#### [What is being asked]
Starting at the line containing "Reproduce this chart", please quote every line up to and including the line containing "Chart.register(...registerables);", exactly, and nothing beyond.

#### [Input data]
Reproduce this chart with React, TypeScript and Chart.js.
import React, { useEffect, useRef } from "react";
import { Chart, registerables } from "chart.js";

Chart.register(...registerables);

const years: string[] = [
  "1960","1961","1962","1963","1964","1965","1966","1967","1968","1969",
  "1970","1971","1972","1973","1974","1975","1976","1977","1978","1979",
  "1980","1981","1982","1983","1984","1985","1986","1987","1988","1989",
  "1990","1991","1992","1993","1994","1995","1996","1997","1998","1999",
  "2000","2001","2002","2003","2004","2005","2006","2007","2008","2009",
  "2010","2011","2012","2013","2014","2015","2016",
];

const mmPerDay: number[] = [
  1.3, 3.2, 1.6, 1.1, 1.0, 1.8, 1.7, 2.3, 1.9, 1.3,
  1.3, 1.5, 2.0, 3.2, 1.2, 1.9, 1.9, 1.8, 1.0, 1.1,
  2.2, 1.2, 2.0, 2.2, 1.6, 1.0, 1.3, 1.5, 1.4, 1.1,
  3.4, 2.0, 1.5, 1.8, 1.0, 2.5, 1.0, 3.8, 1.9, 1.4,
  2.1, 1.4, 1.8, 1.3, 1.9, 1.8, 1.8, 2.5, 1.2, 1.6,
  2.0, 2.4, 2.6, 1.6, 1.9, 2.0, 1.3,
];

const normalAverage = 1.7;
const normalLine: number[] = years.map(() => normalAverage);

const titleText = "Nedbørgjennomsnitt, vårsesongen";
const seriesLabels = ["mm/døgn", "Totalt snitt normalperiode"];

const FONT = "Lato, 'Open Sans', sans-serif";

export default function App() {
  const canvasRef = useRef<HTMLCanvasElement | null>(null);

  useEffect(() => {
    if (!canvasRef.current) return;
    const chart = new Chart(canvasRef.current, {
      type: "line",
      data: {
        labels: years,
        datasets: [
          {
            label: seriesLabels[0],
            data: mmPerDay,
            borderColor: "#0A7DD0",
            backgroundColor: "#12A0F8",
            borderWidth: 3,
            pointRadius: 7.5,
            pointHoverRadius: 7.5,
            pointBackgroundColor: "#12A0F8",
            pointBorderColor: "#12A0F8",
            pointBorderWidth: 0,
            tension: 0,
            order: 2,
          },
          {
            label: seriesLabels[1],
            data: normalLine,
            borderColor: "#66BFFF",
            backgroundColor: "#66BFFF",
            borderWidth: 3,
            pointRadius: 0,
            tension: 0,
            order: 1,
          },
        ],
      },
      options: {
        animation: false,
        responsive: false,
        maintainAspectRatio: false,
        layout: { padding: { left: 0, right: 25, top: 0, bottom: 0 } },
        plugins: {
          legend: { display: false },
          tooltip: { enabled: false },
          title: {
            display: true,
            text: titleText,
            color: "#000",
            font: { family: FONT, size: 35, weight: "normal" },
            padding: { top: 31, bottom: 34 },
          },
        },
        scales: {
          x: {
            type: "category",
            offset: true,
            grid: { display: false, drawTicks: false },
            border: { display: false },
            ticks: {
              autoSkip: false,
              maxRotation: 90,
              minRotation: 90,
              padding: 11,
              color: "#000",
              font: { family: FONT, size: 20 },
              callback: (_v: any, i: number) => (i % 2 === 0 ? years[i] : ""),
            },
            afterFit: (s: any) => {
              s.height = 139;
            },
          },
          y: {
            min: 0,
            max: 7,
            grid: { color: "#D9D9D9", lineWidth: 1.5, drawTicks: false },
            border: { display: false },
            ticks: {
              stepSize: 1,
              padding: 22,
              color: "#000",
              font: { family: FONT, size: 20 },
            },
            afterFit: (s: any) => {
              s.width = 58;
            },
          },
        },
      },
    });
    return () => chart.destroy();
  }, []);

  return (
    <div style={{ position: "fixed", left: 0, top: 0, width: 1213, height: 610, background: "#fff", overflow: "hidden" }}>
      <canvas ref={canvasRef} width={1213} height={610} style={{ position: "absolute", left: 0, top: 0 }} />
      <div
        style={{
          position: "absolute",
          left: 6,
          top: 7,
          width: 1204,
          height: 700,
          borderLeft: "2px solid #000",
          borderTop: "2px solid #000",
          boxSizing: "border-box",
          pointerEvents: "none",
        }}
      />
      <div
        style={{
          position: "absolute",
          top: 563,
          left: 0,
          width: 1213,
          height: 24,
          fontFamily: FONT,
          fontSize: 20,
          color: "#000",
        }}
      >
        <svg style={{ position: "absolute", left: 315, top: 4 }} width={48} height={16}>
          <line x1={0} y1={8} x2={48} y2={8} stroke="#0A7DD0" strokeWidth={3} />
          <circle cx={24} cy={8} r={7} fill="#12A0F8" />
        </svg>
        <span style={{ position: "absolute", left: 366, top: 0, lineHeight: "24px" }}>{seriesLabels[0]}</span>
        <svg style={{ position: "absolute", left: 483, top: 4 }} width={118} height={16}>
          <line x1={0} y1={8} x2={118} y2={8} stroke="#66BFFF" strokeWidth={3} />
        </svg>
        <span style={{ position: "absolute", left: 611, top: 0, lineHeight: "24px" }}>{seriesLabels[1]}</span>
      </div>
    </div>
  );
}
--
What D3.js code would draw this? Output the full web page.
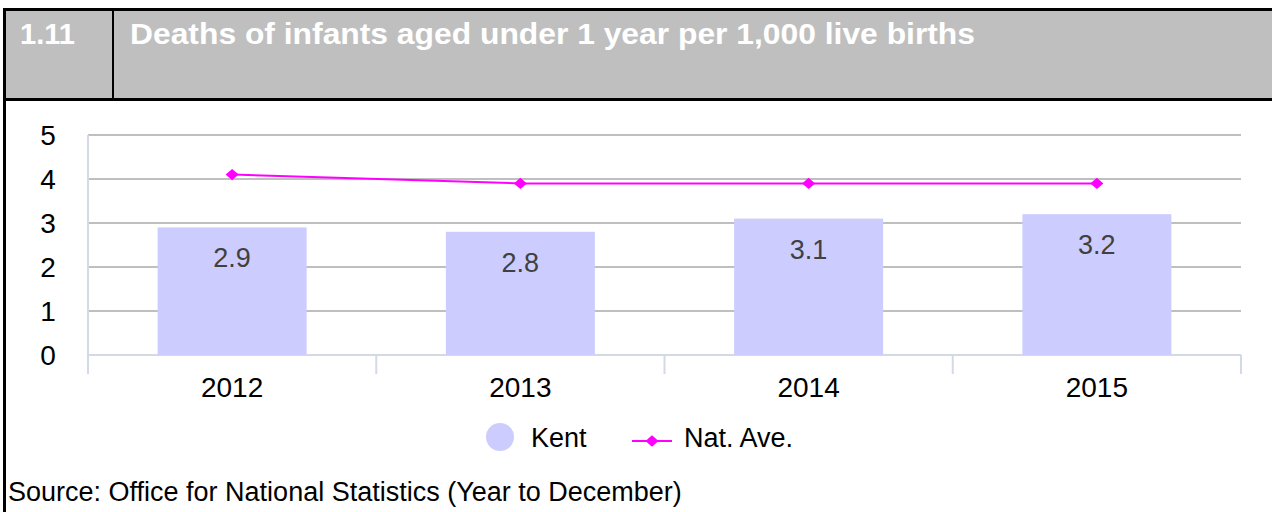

#### [Response]
Reproduce this chart with React, TypeScript and Chart.js.
import React, { useEffect, useRef } from "react";
import { Chart, registerables } from "chart.js";

Chart.register(...registerables);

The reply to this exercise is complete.